Set aside the pictures and output only the lines from the one containing "Clone this chart in Apache ECharts." up to and including the one containing "const yTitle = 'First Objective Function';".

**** Dataset content

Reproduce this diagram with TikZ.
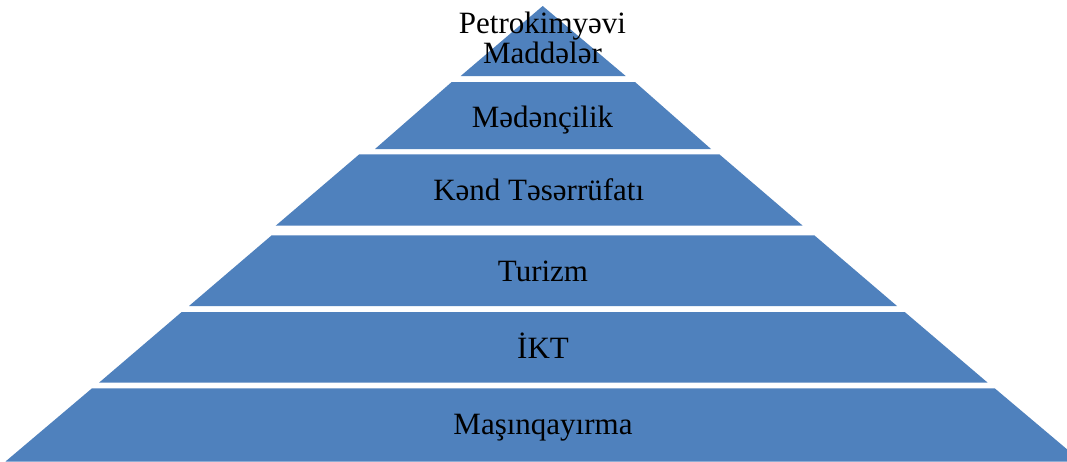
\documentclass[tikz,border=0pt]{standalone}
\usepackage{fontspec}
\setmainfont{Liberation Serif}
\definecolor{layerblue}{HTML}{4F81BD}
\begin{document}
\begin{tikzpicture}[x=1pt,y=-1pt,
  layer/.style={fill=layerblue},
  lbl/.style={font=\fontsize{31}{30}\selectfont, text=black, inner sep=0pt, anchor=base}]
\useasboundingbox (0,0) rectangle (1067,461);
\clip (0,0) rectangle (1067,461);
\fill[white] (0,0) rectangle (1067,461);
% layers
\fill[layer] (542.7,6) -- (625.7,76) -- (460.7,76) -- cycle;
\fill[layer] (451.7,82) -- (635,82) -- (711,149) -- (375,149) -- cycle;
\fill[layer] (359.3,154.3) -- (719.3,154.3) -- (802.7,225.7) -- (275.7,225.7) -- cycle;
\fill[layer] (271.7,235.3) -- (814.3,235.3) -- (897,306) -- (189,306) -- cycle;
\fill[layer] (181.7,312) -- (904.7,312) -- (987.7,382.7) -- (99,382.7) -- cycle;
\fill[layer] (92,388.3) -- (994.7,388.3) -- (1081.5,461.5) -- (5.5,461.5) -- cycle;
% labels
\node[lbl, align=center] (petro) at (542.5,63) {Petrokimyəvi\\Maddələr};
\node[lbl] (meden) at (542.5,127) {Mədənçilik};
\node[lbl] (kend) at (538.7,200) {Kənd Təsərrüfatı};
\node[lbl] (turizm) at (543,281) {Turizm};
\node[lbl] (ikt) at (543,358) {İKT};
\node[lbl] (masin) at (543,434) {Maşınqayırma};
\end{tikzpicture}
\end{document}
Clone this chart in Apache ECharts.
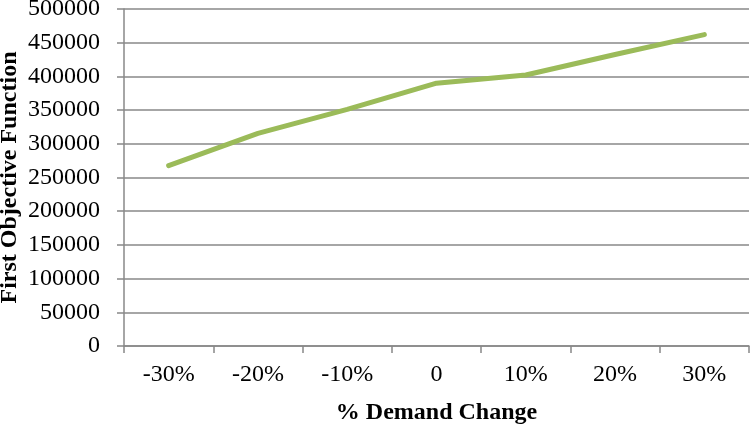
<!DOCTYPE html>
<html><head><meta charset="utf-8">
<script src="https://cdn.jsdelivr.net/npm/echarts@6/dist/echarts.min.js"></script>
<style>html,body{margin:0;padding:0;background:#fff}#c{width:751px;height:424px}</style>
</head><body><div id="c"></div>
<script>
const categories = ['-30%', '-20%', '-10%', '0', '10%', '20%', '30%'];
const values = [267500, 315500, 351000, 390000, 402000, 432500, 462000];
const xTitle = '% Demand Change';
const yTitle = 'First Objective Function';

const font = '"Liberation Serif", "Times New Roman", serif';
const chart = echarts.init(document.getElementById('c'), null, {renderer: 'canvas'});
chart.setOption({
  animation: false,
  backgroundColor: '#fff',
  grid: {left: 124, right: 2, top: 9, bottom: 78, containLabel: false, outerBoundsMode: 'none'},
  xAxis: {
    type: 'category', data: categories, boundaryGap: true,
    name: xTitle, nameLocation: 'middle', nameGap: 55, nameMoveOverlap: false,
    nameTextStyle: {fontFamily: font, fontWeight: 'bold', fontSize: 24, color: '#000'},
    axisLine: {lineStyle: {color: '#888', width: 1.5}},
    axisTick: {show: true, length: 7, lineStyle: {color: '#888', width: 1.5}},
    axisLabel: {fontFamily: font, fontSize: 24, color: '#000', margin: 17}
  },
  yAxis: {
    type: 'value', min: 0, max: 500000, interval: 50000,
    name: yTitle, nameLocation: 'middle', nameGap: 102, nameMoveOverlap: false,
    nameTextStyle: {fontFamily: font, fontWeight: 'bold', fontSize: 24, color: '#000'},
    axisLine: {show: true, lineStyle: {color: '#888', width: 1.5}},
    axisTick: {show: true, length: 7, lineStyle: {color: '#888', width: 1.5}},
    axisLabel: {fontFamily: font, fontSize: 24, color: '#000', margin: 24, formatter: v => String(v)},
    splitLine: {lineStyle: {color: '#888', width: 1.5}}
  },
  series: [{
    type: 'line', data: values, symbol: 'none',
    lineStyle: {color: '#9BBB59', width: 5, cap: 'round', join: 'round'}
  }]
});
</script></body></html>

********

__Written answer__
Clone this chart in Apache ECharts.
<!DOCTYPE html>
<html><head><meta charset="utf-8">
<script src="https://cdn.jsdelivr.net/npm/echarts@6/dist/echarts.min.js"></script>
<style>html,body{margin:0;padding:0;background:#fff}#c{width:751px;height:424px}</style>
</head><body><div id="c"></div>
<script>
const categories = ['-30%', '-20%', '-10%', '0', '10%', '20%', '30%'];
const values = [267500, 315500, 351000, 390000, 402000, 432500, 462000];
const xTitle = '% Demand Change';
const yTitle = 'First Objective Function';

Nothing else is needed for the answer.